A frequency stability assessment framework for renewable energy rich power grids

Abstract

The worldwide power grid is undergoing a paradigm shift due to the rise of renewable energy sources. Traditional rotating synchronous generators are being replaced by inverter-based renewable energy sources (RESs), and this trend is expected to persist in the years to come. As a result, the grid’s inertia is decreasing gradually, which presents significant obstacles to maintaining grid frequency stability. Moreover, due to the uncertainties associated with the generation of RESs and load demand, grid inertia has become a stochastic quantity. In this paper, considering the stochastic characteristics of the power generation, load demand profile and grid inertia, a framework to assess grid frequency stability with high penetration of RESs has been presented.
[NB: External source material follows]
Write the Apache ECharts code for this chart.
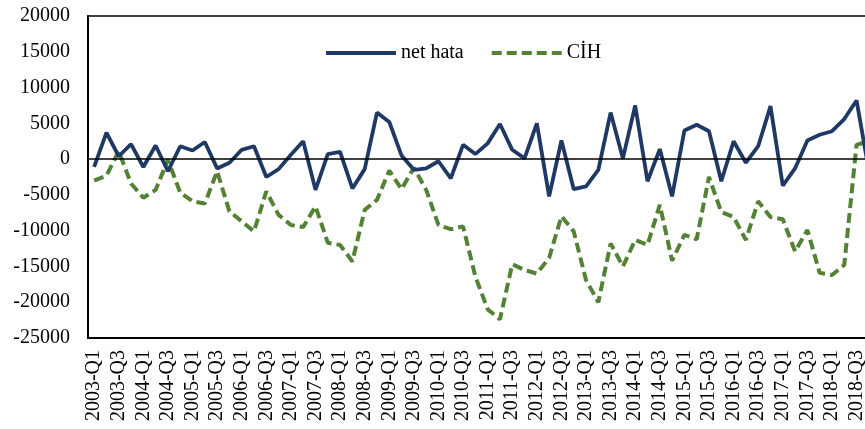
<!DOCTYPE html>
<html>
<head>
<meta charset="utf-8">
<script src="https://cdn.jsdelivr.net/npm/echarts@6/dist/echarts.min.js"></script>
<style>
  html, body { margin: 0; padding: 0; background: #fff; overflow: hidden; }
  /* the plot runs a little past the right edge of the window */
  #chart { width: 875px; height: 429px; }
</style>
</head>
<body>
<div id="chart"></div>
<script>
// Quarterly periods, 2003-Q1 .. 2018-Q4
const quarters = [
  '2003-Q1','2003-Q2','2003-Q3','2003-Q4','2004-Q1','2004-Q2','2004-Q3','2004-Q4',
  '2005-Q1','2005-Q2','2005-Q3','2005-Q4','2006-Q1','2006-Q2','2006-Q3','2006-Q4',
  '2007-Q1','2007-Q2','2007-Q3','2007-Q4','2008-Q1','2008-Q2','2008-Q3','2008-Q4',
  '2009-Q1','2009-Q2','2009-Q3','2009-Q4','2010-Q1','2010-Q2','2010-Q3','2010-Q4',
  '2011-Q1','2011-Q2','2011-Q3','2011-Q4','2012-Q1','2012-Q2','2012-Q3','2012-Q4',
  '2013-Q1','2013-Q2','2013-Q3','2013-Q4','2014-Q1','2014-Q2','2014-Q3','2014-Q4',
  '2015-Q1','2015-Q2','2015-Q3','2015-Q4','2016-Q1','2016-Q2','2016-Q3','2016-Q4',
  '2017-Q1','2017-Q2','2017-Q3','2017-Q4','2018-Q1','2018-Q2','2018-Q3','2018-Q4'
];

// Net errors and omissions
const netHata = [
  -1100, 3700, 400, 2100, -1100, 1900, -1700, 1800, 1200, 2400,
  -1300, -500, 1300, 1800, -2500, -1400, 600, 2500, -4300, 700,
  1000, -4100, -1400, 6500, 5200, 500, -1500, -1300, -300, -2700,
  2000, 700, 2200, 4900, 1300, 100, 5000, -5200, 2600, -4200,
  -3800, -1500, 6500, 100, 7500, -3100, 1400, -5200, 4000, 4800,
  3900, -3100, 2500, -500, 1800, 7400, -3700, -1300, 2600, 3400,
  3900, 5600, 8200, -1600
];

// Current account balance
const cih = [
  -3000, -2300, 1100, -3400, -5400, -4300, -100, -4700, -5900, -6200,
  -1700, -7300, -8700, -10100, -4500, -7800, -9200, -9500, -6600, -11700,
  -12000, -14300, -7100, -5700, -1600, -4200, -1200, -4300, -9200, -9800,
  -9400, -16400, -21000, -22400, -14700, -15500, -16000, -13800, -8000, -10100,
  -16900, -20000, -11800, -15000, -11300, -12000, -6400, -14200, -10600, -11200,
  -2500, -7400, -8100, -11300, -5900, -8100, -8400, -12900, -9900, -15900,
  -16200, -14800, 2000, 2500
];

const yMin = -25000, yMax = 20000, yStep = 5000;
const FONT = "'Liberation Serif', 'Times New Roman', serif";

const chart = echarts.init(document.getElementById('chart'), null, { renderer: 'canvas' });
chart.setOption({
  animation: false,
  backgroundColor: '#fff',
  textStyle: { fontFamily: FONT, color: '#000' },
  grid: {
    left: 88, top: 16, bottom: 91, right: 0,
    show: true, borderColor: '#000', borderWidth: 1.5, backgroundColor: 'transparent'
  },
  legend: {
    left: 319, top: 38,
    itemWidth: 70, itemHeight: 14, itemGap: 26,
    itemStyle: { opacity: 0 },
    lineStyle: { width: 4 },
    textStyle: { fontFamily: FONT, fontSize: 20, color: '#000' },
    data: ['net hata', 'CİH']
  },
  xAxis: {
    type: 'category',
    data: quarters,
    boundaryGap: true,
    axisLine: { onZero: false, lineStyle: { color: '#000', width: 2 } },
    axisTick: { show: false },
    axisLabel: {
      interval: 1, rotate: 90, margin: 12,
      fontFamily: FONT, fontSize: 20, color: '#000'
    },
    splitLine: { show: false }
  },
  yAxis: {
    type: 'value',
    min: yMin, max: yMax, interval: yStep,
    axisLine: { show: true, lineStyle: { color: '#000', width: 2 } },
    axisTick: { show: false },
    axisLabel: {
      margin: 18, fontFamily: FONT, fontSize: 20, color: '#000',
      formatter: v => String(v)
    },
    splitLine: { show: false }
  },
  series: [
    {
      name: 'net hata', type: 'line', data: netHata,
      symbol: 'none', smooth: false, z: 3,
      lineStyle: { color: '#1f3864', width: 3.8 },
      itemStyle: { color: '#1f3864' },
      markLine: {
        silent: true, symbol: 'none', label: { show: false },
        lineStyle: { color: '#000', width: 1.5, type: 'solid' },
        data: [{ yAxis: 0 }]
      }
    },
    {
      name: 'CİH', type: 'line', data: cih,
      symbol: 'none', smooth: false, z: 2,
      lineStyle: { color: '#548235', width: 4, type: [10, 5] },
      itemStyle: { color: '#548235' }
    }
  ]
});
</script>
</body>
</html>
This framework first quantifies grid frequency characteristics at different levels of RES penetration using Monte-Carlo simulation (MCS) considering the intermittent nature of RESs and load demand. This is followed by assessment of frequency stability of the power grid using proposed matrices that quantifies the amount of deviation in grid frequency and rate of change of frequency (RoCoF) outside the boundary prescribed by the grid operator. In addition, the proposed framework evaluates the sensitivity of grid frequency stability to RES penetration levels and quantifies the resiliency against contingency. Rigorous case studies on modified IEEE 39 bus test system have been presented to demonstrate the effectiveness of the proposed framework in assessing grid frequency stability.